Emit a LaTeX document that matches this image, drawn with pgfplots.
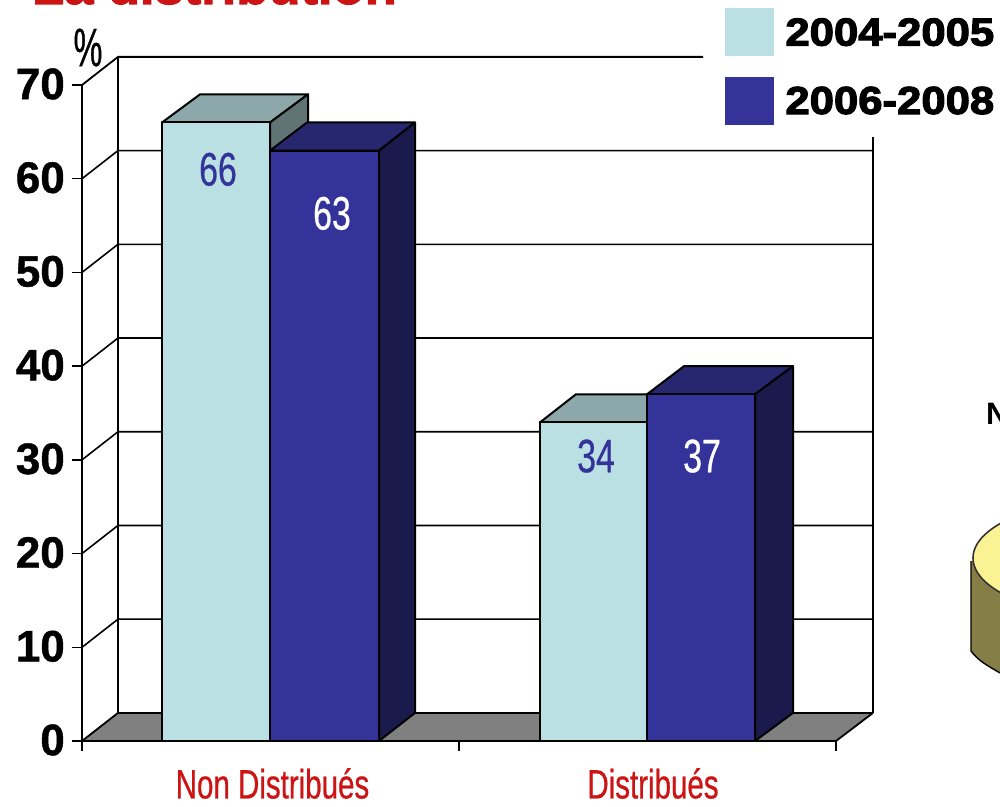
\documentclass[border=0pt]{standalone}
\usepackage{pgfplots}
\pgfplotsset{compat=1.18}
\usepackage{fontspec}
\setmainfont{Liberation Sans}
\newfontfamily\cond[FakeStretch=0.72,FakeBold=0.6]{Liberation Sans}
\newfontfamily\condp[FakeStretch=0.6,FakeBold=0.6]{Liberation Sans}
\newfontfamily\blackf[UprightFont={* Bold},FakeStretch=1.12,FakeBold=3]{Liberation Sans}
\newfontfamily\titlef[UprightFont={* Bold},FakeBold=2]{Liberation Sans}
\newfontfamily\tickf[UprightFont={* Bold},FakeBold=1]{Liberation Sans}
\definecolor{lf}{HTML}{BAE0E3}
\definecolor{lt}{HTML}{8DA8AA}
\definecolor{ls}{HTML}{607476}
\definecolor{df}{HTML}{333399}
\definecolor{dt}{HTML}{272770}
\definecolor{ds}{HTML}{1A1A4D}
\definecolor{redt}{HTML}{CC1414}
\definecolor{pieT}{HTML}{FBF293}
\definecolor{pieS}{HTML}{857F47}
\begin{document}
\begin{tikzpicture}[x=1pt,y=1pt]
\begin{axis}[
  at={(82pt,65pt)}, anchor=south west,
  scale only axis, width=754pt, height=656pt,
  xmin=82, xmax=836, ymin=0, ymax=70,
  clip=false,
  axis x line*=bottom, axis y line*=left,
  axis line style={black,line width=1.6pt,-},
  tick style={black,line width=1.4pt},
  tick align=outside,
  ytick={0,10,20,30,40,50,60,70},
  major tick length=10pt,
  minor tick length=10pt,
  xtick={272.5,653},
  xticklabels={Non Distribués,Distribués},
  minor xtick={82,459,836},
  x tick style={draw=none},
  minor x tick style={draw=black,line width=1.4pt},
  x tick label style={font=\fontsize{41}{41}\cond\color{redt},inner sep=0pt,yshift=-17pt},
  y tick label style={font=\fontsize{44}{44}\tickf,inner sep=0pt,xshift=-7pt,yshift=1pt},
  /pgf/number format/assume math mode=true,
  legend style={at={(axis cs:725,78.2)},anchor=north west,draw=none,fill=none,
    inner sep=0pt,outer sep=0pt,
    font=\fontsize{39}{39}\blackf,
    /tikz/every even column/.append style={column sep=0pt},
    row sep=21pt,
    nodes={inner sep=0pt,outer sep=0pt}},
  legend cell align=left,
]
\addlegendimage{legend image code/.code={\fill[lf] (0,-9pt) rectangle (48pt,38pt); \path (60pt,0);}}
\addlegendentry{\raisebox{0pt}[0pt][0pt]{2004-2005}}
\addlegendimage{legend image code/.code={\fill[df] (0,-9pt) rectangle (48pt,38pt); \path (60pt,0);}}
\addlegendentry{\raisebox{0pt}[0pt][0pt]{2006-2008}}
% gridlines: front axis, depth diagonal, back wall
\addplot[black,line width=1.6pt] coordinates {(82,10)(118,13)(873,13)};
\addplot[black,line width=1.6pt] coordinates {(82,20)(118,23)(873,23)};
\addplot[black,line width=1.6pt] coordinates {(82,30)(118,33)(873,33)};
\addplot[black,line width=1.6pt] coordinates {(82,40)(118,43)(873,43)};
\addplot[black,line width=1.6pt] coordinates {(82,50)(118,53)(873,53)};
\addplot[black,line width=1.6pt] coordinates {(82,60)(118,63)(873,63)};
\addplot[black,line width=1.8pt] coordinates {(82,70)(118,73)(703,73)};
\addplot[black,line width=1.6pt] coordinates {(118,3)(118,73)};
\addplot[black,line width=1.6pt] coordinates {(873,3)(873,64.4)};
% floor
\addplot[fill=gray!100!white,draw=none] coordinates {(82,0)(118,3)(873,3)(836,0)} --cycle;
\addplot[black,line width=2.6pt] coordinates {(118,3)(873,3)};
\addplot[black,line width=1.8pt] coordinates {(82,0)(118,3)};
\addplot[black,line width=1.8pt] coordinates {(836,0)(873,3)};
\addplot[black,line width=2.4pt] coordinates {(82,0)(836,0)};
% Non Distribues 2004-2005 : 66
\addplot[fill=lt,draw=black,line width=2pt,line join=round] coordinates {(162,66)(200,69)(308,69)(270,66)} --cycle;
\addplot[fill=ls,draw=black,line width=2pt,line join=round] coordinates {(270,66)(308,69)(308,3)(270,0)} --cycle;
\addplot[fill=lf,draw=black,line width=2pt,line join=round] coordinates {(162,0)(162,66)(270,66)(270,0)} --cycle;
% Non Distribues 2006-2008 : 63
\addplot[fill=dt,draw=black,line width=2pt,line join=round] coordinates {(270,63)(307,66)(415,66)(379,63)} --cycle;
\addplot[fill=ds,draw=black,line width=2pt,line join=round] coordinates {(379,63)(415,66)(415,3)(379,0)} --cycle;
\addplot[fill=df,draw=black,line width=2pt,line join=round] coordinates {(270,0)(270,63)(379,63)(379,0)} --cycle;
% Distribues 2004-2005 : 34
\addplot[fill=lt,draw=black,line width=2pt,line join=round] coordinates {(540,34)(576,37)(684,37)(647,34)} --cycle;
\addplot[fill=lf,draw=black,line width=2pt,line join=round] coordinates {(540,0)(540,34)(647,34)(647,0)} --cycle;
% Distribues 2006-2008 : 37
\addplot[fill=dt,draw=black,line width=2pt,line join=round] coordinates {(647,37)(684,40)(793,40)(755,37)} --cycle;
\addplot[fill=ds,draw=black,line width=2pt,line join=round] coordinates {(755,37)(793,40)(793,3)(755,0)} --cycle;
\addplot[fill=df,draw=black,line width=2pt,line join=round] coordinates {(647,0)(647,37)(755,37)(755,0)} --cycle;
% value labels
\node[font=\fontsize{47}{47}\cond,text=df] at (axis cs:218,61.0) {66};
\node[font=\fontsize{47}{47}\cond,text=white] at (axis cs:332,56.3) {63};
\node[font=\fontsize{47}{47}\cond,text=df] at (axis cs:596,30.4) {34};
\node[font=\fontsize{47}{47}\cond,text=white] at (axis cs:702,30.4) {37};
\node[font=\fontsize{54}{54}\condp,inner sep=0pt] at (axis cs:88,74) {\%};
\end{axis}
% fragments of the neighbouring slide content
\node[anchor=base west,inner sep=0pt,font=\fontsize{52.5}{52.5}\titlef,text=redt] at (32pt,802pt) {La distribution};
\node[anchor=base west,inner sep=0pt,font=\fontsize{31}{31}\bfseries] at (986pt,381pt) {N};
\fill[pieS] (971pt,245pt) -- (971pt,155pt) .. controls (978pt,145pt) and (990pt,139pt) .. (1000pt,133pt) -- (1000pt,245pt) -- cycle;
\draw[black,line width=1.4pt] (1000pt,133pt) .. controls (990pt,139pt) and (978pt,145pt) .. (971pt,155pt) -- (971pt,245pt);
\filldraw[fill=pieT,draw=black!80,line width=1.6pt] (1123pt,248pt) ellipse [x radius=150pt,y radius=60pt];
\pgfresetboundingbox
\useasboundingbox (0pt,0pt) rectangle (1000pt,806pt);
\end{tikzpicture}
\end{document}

**What needs to be done**
Extract lines where the string "image" occurs.

**Reply**
Emit a LaTeX document that matches this image, drawn with pgfplots.
\addlegendimage{legend image code/.code={\fill[lf] (0,-9pt) rectangle (48pt,38pt); \path (60pt,0);}}
\addlegendimage{legend image code/.code={\fill[df] (0,-9pt) rectangle (48pt,38pt); \path (60pt,0);}}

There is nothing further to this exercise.